La guerre “hybride”, dans laquelle des mercenaires prennent la place d’ armées conventionnelles de pays défaillants, est le nouveau sujet de préoccupation de nos chefs d’état-major.
Le général Burkhard, chef d’état-major actuel de nos armées, entend adapter les forces françaises à cette nouvelle forme de guerre menée par des “proxys”, c’est à dire des mercenaires, des milices ou des sociétés privées, autant d’adversaires qui ne sont pas des armées étatiques ni des groupes armés identifiés.
Si le droit international interdit en principe le recours à des mercenaires et groupes armés privés, les vides et flous juridiques sont si nombreux que les mercenaires pullulent là où les États sont défaillants. On peut lire, dans un rapport de l’ONU daté de juillet 2020, “ces intermédiaires sont utilisés pour peser à distance sur des conflits armés, cependant que leurs commanditaires, y compris des Etats, nient leur implication et cherchent à se dérober face à leurs responsabilités.”

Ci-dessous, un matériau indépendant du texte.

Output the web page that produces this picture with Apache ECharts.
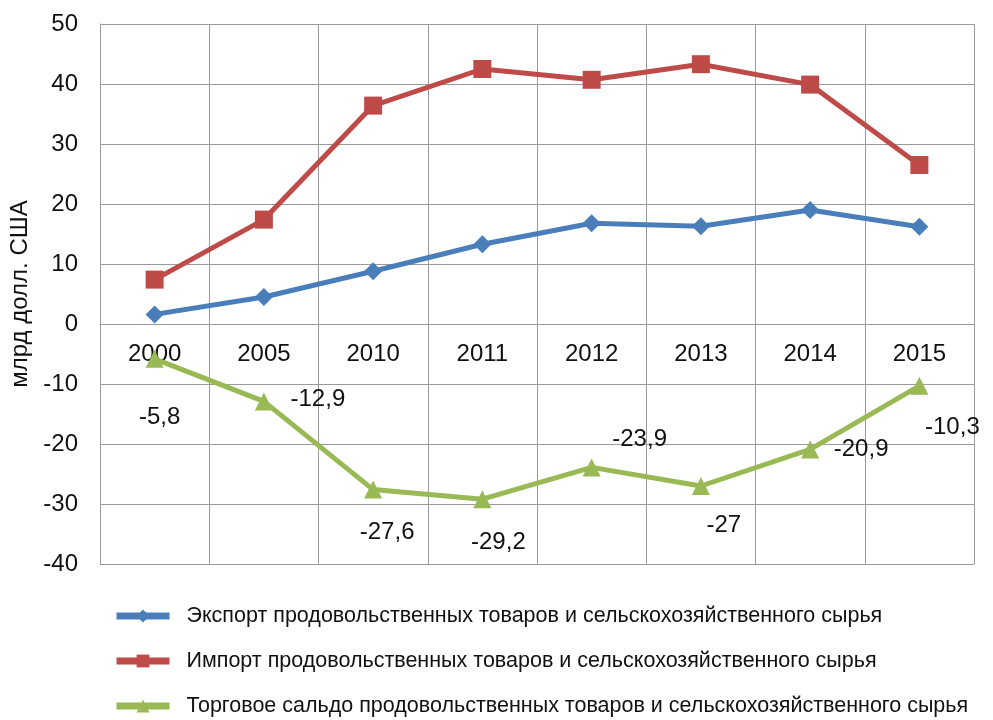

Tout le monde s’y met, même la Chine qui cherche à sécuriser la route de la Soie. Quant aux pays occidentaux, et notamment la France, ils ont recours à ces mercenaires, en principe de façon discrète et parallèle. C’est ainsi que la France pilote les sociétés Amarante et Geos, aux pouvoirs encadrés et limités à la sécurisation d’emprises ou à l’évacuation de personnels privés en zone de guerre. La Libye par exemple est, depuis des années, le théâtre de jeu de milliers de mercenaires du monde entier. Le dernier rapport de l’Inspecteur général du Pentagone en dénombrait environ 10 000 , dont 2000 directement liés au groupe armé russe Wagner.
L’hypothèse de contacts entre Wagner et la junte militaire au pouvoir au Mali est d’ailleurs un sujet de préoccupation pour notre ministère des Armées, où l’on n’a pas oublié que l’on avait laissé des mercenaires prendre pied en Centrafrique, ayant à l’époque “sous-estimé la situation et n’ayant pas jugé utile d’intervenir”.
En attendant, l’armée française cherche une parade à ces adversaires protéiformes. Comme l’explique le général Castres, “la problématique de Wagner et des sociétés privées de sécurité n’est qu’un aspect du sujet. La question ce sont les zones grises, les zones où le droit est absent et où se développent des conflits hybrides, là où les pays occidentaux ne sont pas pas organisés pour agir et où la logique binaire du tout ou rien laisse souvent le champ libre à nos compétiteurs”. Afin de pallier cette lacune, le Général Castres préconise la création d’une structure privée nouvelle, afin “d’être présent à bas bruit par le truchement d’un opérateur privé dans les zones grises des pays en crise,ou en sortie de crise, dans lesquels la France a des intérêts”.